* The task:
From the first line of the data below through the line bearing "(C) at (547.5,201.5)", reproduce each line exactly; do not include pictures.

━━━━━ Record extracts ━━━━━

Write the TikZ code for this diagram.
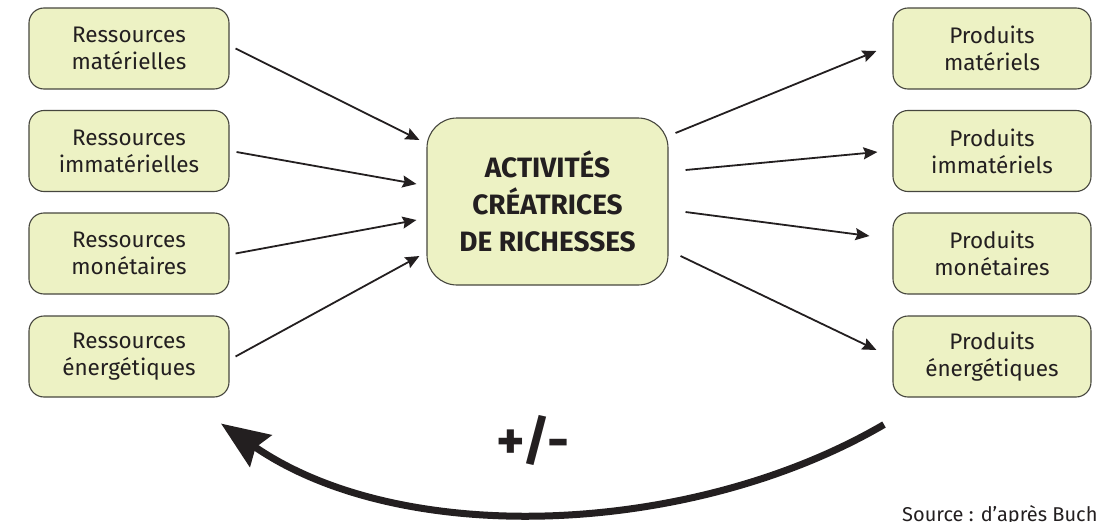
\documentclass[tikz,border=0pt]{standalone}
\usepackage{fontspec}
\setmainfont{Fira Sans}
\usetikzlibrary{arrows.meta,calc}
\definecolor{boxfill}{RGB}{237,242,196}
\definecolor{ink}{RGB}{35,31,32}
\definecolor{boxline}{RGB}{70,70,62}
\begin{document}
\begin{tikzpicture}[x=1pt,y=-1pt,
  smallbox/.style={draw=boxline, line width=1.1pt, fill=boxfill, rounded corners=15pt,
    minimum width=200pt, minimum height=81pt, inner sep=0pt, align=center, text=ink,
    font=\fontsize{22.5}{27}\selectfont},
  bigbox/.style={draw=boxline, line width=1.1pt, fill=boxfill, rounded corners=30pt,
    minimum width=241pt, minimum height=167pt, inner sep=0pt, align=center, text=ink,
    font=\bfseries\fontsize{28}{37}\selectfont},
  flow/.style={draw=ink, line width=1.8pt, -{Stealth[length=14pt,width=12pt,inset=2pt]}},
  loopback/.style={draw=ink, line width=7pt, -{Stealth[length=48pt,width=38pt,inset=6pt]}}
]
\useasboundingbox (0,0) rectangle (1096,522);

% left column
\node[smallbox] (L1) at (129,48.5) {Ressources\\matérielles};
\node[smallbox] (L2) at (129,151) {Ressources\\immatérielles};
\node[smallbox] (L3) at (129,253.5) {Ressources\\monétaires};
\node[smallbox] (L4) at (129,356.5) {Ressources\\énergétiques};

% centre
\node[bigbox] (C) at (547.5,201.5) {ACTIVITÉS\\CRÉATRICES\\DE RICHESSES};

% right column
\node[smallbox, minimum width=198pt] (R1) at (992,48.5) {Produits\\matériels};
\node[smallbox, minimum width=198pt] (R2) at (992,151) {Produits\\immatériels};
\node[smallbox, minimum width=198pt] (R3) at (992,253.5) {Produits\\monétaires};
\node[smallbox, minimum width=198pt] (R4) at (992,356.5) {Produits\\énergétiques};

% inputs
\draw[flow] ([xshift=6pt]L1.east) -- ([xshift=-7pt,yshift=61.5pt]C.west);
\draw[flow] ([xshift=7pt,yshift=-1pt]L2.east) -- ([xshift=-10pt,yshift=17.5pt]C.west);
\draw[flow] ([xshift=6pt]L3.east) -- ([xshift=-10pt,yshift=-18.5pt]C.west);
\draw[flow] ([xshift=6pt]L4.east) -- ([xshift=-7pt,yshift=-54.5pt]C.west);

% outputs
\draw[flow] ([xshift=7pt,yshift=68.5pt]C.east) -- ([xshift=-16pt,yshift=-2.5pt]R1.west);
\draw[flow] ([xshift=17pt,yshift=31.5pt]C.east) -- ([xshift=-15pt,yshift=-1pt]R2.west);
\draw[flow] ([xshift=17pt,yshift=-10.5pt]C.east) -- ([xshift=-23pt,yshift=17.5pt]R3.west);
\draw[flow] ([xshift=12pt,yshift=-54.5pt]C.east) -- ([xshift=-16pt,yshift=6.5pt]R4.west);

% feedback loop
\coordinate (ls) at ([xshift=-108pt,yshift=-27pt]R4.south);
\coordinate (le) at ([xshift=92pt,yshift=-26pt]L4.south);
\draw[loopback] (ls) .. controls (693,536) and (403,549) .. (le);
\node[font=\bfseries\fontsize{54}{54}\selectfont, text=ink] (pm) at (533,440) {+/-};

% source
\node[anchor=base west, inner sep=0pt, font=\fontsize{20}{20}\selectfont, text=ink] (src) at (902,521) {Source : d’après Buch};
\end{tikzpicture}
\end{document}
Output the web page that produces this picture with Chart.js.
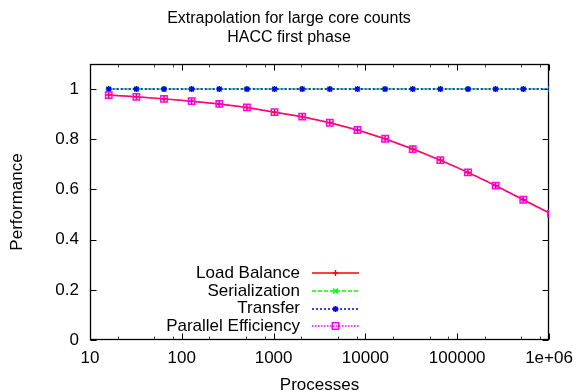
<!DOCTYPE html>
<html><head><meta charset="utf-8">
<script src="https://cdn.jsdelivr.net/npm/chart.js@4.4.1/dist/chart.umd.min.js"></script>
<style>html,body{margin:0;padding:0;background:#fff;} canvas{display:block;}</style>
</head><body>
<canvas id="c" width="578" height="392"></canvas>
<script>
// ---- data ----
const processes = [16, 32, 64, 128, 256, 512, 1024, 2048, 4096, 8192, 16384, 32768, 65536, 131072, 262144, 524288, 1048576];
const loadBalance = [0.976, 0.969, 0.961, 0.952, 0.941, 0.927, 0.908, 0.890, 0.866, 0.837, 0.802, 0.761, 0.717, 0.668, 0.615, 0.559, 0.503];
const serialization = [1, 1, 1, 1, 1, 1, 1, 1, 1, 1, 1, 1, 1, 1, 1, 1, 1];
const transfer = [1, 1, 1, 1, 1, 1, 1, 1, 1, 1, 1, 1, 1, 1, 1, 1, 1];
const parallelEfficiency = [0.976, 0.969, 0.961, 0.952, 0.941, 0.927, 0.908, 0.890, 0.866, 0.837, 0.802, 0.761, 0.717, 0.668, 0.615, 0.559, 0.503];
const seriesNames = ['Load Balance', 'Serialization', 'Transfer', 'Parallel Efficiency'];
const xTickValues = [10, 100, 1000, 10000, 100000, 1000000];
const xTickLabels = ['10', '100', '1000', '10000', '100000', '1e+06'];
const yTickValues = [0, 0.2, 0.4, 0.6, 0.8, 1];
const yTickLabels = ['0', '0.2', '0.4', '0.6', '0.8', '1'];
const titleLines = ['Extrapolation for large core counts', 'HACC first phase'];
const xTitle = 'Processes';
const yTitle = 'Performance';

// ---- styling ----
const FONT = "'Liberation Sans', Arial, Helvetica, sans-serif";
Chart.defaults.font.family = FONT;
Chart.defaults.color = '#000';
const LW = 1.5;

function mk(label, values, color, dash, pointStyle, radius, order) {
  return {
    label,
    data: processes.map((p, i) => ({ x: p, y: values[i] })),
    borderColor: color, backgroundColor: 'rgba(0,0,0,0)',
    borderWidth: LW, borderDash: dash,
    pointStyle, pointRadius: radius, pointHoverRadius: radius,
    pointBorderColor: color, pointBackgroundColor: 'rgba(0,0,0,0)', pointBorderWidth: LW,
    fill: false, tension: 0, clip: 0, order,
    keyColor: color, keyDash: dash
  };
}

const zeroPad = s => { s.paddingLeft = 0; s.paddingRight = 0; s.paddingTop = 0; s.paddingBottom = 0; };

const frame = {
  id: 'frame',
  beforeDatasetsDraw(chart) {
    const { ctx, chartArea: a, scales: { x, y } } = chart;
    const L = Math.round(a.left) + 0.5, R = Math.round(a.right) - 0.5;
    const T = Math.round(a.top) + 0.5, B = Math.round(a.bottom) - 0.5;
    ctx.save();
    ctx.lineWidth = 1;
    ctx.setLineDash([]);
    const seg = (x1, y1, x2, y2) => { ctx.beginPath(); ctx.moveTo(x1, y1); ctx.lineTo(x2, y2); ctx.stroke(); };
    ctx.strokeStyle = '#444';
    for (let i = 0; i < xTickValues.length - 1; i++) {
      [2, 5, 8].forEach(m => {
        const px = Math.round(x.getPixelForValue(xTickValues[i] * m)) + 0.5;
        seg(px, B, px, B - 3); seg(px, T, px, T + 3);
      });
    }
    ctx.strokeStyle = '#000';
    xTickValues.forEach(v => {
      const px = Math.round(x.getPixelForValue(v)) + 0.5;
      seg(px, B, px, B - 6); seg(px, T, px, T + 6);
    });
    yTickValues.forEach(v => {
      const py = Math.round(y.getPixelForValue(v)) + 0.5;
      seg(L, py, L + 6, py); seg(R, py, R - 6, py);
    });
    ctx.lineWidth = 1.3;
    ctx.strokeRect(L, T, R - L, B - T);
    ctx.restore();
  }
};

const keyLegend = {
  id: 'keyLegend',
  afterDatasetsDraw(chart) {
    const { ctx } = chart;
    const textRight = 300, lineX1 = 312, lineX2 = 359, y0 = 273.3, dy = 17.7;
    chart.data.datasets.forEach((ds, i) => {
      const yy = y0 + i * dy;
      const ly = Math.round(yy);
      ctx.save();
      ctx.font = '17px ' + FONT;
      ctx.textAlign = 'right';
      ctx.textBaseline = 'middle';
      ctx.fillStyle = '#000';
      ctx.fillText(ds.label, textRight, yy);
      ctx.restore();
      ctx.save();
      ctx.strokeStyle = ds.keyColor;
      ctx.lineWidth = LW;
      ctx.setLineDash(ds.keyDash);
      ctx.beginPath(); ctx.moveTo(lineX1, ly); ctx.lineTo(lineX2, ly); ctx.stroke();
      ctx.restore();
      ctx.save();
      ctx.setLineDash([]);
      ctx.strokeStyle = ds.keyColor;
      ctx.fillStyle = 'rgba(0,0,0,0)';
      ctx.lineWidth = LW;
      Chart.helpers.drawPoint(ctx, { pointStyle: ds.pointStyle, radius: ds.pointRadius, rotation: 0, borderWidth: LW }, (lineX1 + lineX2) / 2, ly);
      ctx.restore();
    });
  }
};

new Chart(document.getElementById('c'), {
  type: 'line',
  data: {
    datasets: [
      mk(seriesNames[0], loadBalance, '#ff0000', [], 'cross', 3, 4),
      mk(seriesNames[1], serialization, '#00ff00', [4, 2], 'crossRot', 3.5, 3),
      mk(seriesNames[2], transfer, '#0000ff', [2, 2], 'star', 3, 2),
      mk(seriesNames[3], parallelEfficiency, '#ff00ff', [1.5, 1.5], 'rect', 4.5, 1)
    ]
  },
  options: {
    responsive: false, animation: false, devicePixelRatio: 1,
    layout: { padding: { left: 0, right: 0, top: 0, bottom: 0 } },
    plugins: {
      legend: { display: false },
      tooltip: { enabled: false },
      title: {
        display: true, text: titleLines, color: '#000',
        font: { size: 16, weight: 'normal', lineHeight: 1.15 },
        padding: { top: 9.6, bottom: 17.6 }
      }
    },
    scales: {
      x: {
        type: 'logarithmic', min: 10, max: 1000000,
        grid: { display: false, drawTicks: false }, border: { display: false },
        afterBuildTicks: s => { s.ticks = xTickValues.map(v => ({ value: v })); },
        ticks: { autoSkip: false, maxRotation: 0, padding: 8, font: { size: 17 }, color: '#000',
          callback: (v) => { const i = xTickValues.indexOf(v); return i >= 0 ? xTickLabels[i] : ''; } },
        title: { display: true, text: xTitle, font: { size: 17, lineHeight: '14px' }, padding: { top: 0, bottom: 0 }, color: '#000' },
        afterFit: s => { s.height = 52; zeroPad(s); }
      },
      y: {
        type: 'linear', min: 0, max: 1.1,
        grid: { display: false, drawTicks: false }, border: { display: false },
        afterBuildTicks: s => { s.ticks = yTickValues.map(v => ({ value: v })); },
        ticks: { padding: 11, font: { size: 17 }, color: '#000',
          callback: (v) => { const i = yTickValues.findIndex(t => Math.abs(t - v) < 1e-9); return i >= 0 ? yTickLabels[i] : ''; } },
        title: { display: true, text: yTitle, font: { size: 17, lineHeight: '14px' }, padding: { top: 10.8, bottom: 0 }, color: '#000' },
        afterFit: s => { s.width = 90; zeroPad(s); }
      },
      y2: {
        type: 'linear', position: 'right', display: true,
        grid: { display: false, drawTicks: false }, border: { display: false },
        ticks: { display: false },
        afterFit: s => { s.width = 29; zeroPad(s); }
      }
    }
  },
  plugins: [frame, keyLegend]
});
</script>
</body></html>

━━━━━

* Solution to this exercise:
Write the TikZ code for this diagram.
\documentclass[tikz,border=0pt]{standalone}
\usepackage{fontspec}
\setmainfont{Fira Sans}
\usetikzlibrary{arrows.meta,calc}
\definecolor{boxfill}{RGB}{237,242,196}
\definecolor{ink}{RGB}{35,31,32}
\definecolor{boxline}{RGB}{70,70,62}
\begin{document}
\begin{tikzpicture}[x=1pt,y=-1pt,
  smallbox/.style={draw=boxline, line width=1.1pt, fill=boxfill, rounded corners=15pt,
    minimum width=200pt, minimum height=81pt, inner sep=0pt, align=center, text=ink,
    font=\fontsize{22.5}{27}\selectfont},
  bigbox/.style={draw=boxline, line width=1.1pt, fill=boxfill, rounded corners=30pt,
    minimum width=241pt, minimum height=167pt, inner sep=0pt, align=center, text=ink,
    font=\bfseries\fontsize{28}{37}\selectfont},
  flow/.style={draw=ink, line width=1.8pt, -{Stealth[length=14pt,width=12pt,inset=2pt]}},
  loopback/.style={draw=ink, line width=7pt, -{Stealth[length=48pt,width=38pt,inset=6pt]}}
]
\useasboundingbox (0,0) rectangle (1096,522);

% left column
\node[smallbox] (L1) at (129,48.5) {Ressources\\matérielles};
\node[smallbox] (L2) at (129,151) {Ressources\\immatérielles};
\node[smallbox] (L3) at (129,253.5) {Ressources\\monétaires};
\node[smallbox] (L4) at (129,356.5) {Ressources\\énergétiques};

% centre
\node[bigbox] (C) at (547.5,201.5) {ACTIVITÉS\\CRÉATRICES\\DE RICHESSES};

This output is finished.